Providing safe, quality care for residents means long-term care homes need a stable, predictable funding model.

The Ontario government has made historic investments in long-term care, but inflationary pressures are having a significant effect on the day-to-day operations and cash flow of long-term care homes.

The costs for homes are rising for utilities, repairs, food, insurance, and multiple other areas.

Simultaneously, the funding from government for non-care expenses has not kept pace with growing costs, leading to a gap that long-term care homes across the province are trying to manage in a time of extraordinary inflation.

These inflationary costs and gap in funding are creating financial instability for long-term care homes, making it difficult for them to provide the safe, quality care that their residents need and deserve, and also to take on the risk of redeveloping their older homes.

The government also proposed phasing out funding for ward-style rooms that accommodate three or more residents.
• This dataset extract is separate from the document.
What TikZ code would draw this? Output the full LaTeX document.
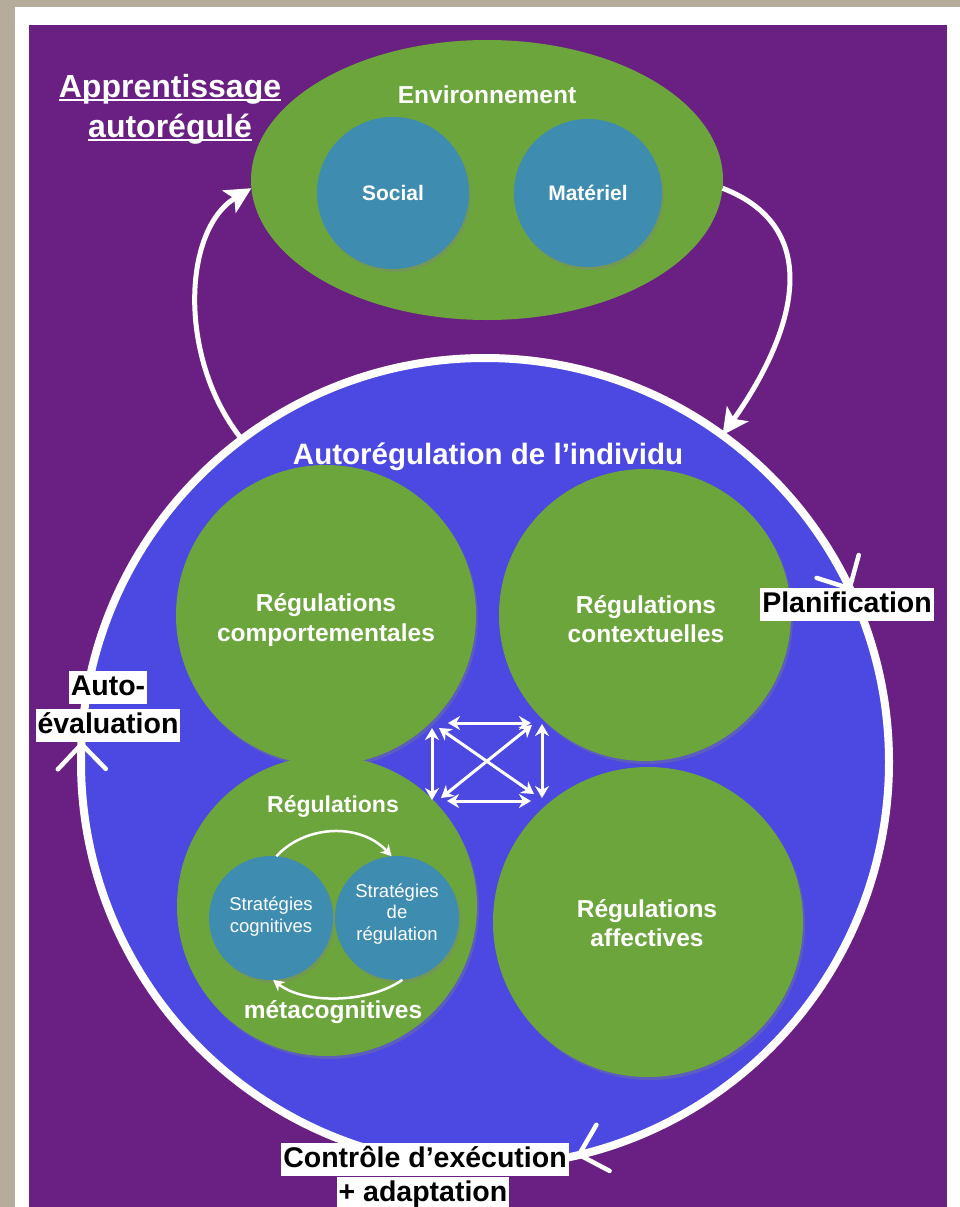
\documentclass[tikz,border=0pt]{standalone}
\usepackage{fontspec}
\setmainfont{Liberation Sans}
\usetikzlibrary{arrows.meta,shapes.geometric,shadows}
\definecolor{beige}{RGB}{182,172,155}
\definecolor{bgpurple}{RGB}{106,31,130}
\definecolor{indblue}{RGB}{75,73,226}
\definecolor{regreen}{RGB}{108,165,60}
\definecolor{teal}{RGB}{62,141,177}
\begin{document}
\begin{tikzpicture}[x=1pt,y=-1pt,
  shd/.style={drop shadow={opacity=0.35,shadow xshift=2pt,shadow yshift=-3pt}},
  gcirc/.style={circle,fill=regreen,inner sep=0pt,outer sep=0pt,shd},
  tcirc/.style={circle,fill=teal,inner sep=0pt,outer sep=0pt,shd},
  wtxt/.style={text=white,anchor=base,inner sep=0pt,font=\bfseries\fontsize{#1}{#1}\selectfont},
  stxt/.style={text=white,anchor=base,inner sep=0pt,font=\fontsize{18.5}{18.5}\selectfont},
  lab/.style={fill=white,text=black,anchor=base,inner xsep=2pt,inner ysep=2pt,
    text height=22pt,text depth=7pt,font=\bfseries\fontsize{28.5}{30}\selectfont},
  bigarrow/.style={white,line width=5pt,-{Stealth[length=26pt,width=26pt,inset=6pt]}},
  duo/.style={white,line width=3pt,{Stealth[length=12pt,width=14pt]}-{Stealth[length=12pt,width=14pt]}},
  thinarrow/.style={white,line width=2.5pt,-{Stealth[length=11pt,width=12pt]}},
  chevron/.style={white,line width=4.5pt,line cap=round,-{Straight Barb[length=25pt,width=48pt,line cap=round]}}
]
\useasboundingbox (0,0) rectangle (960,1207);
\fill[beige] (0,0) rectangle (960,1207);
\fill[white] (15,7) rectangle (960,1207);
\fill[bgpurple] (29,25) rectangle (947,1207);

% environment
\node[ellipse,fill=regreen,minimum width=472pt,minimum height=280pt,inner sep=0pt,outer sep=0pt] (env) at (487,180) {};
\node[tcirc,minimum size=152pt] (soc) at (393,193) {};
\node[tcirc,minimum size=148pt] (mat) at (588,193) {};
\node[wtxt=24.5] (envt) at (487,103) {Environnement};
\node[wtxt=21] (soct) at (393,200) {Social};
\node[wtxt=21] (matt) at (588,200) {Matériel};

% title
\node[wtxt=32] (ap1) at (170,97) {Apprentissage};
\node[wtxt=32] (ap2) at (170,137) {autorégulé};
\draw[white,line width=2pt] ([yshift=-2.5pt]ap1.base west) -- ([yshift=-2.5pt]ap1.base east);
\draw[white,line width=2pt] ([yshift=-2.5pt]ap2.base west) -- ([yshift=-2.5pt]ap2.base east);

% big circle
\node[circle,fill=indblue,draw=white,line width=8pt,minimum size=808pt,inner sep=0pt,outer sep=0pt] (big) at (485,762) {};
\node[wtxt=29.5] (bigt) at (488,464) {Autorégulation de l’individu};

% outer arrows
\draw[bigarrow] (big.127) .. controls (178,360) and (182,230) .. (env.182);
\draw[bigarrow] (env.-2) .. controls (830,230) and (790,340) .. (big.54);

% green circles
\node[gcirc,minimum size=300pt] (comp) at (326,615) {};
\node[gcirc,minimum size=292pt] (cont) at (645,615) {};
\node[gcirc,minimum size=300pt] (meta) at (327,906) {};
\node[gcirc,minimum size=310pt] (aff) at (648,922) {};

\node[wtxt=24.5] (comp1) at (326,611) {Régulations};
\node[wtxt=24.5] (comp2) at (326,641) {comportementales};
\node[wtxt=24.5] (cont1) at (646,613) {Régulations};
\node[wtxt=24.5] (cont2) at (646,642) {contextuelles};
\node[wtxt=24.5] (aff1) at (647,917) {Régulations};
\node[wtxt=24.5] (aff2) at (647,946) {affectives};
\node[wtxt=23] (meta1) at (333,812) {Régulations};
\node[wtxt=24.5] (meta2) at (333,1018) {métacognitives};

% strategies
\node[tcirc,minimum size=124pt] (sc) at (271,918) {};
\node[tcirc,minimum size=124pt] (sr) at (397,918) {};
\node[stxt] (sc1) at (271,910) {Stratégies};
\node[stxt] (sc2) at (271,932) {cognitives};
\node[stxt] (sr1) at (397,897) {Stratégies};
\node[stxt] (sr2) at (397,918) {de};
\node[stxt] (sr3) at (397,940) {régulation};
\draw[thinarrow] (sc.85) .. controls (305,825) and (360,822) .. (sr.95);
\draw[thinarrow] (sr.-85) .. controls (370,1003) and (305,1005) .. (sc.-88);

% cross arrows
\coordinate (h1a) at (448,723); \coordinate (h1b) at (531,723);
\coordinate (h2a) at (447,801); \coordinate (h2b) at (531,801);
\coordinate (v1a) at (432,728); \coordinate (v1b) at (432,800);
\coordinate (v2a) at (542,724); \coordinate (v2b) at (542,798);
\coordinate (d1a) at (439,728); \coordinate (d1b) at (534,794);
\coordinate (d2a) at (441,798); \coordinate (d2b) at (532,725);
\draw[duo] (h1a) -- (h1b);
\draw[duo] (h2a) -- (h2b);
\draw[duo] (v1a) -- (v1b);
\draw[duo] (v2a) -- (v2b);
\draw[duo] (d1a) -- (d1b);
\draw[duo] (d2a) -- (d2b);

% ring chevrons
\draw[chevron] (big.32) -- (big.25.5);
\draw[chevron] (big.-71) -- (big.-77.5);
\draw[chevron] (big.184) -- (big.177.5);

% labels
\node[lab] (plan) at (847,612) {Planification};
\node[lab] (ae1) at (108,695) {Auto-};
\node[lab] (ae2) at (108,733) {évaluation};
\node[lab] (ce1) at (425,1167) {Contrôle d’exécution};
\node[lab] (ce2) at (423,1201) {+ adaptation};
\end{tikzpicture}
\end{document}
If enacted, this policy change will destabilize long-term care homes because it will result in an estimated loss of over $300M sector-wide in level-of-care funding, annually, with over $100M impacting funding related to maintain homes (including dietary services, housekeeping, laundry and capital maintenance). This is in addition to the 9% gap in funding for the general operations of homes.

These funding deficiencies also result in challenges with long-term care homes securing financing for redevelopment because their reduced net operating income is insufficient to meet lender requirements for debt service.

In addition, the funding decreases to long-term care homes will result in layoffs of their front-line staff and reductions in allied health professionals’ support for their residents.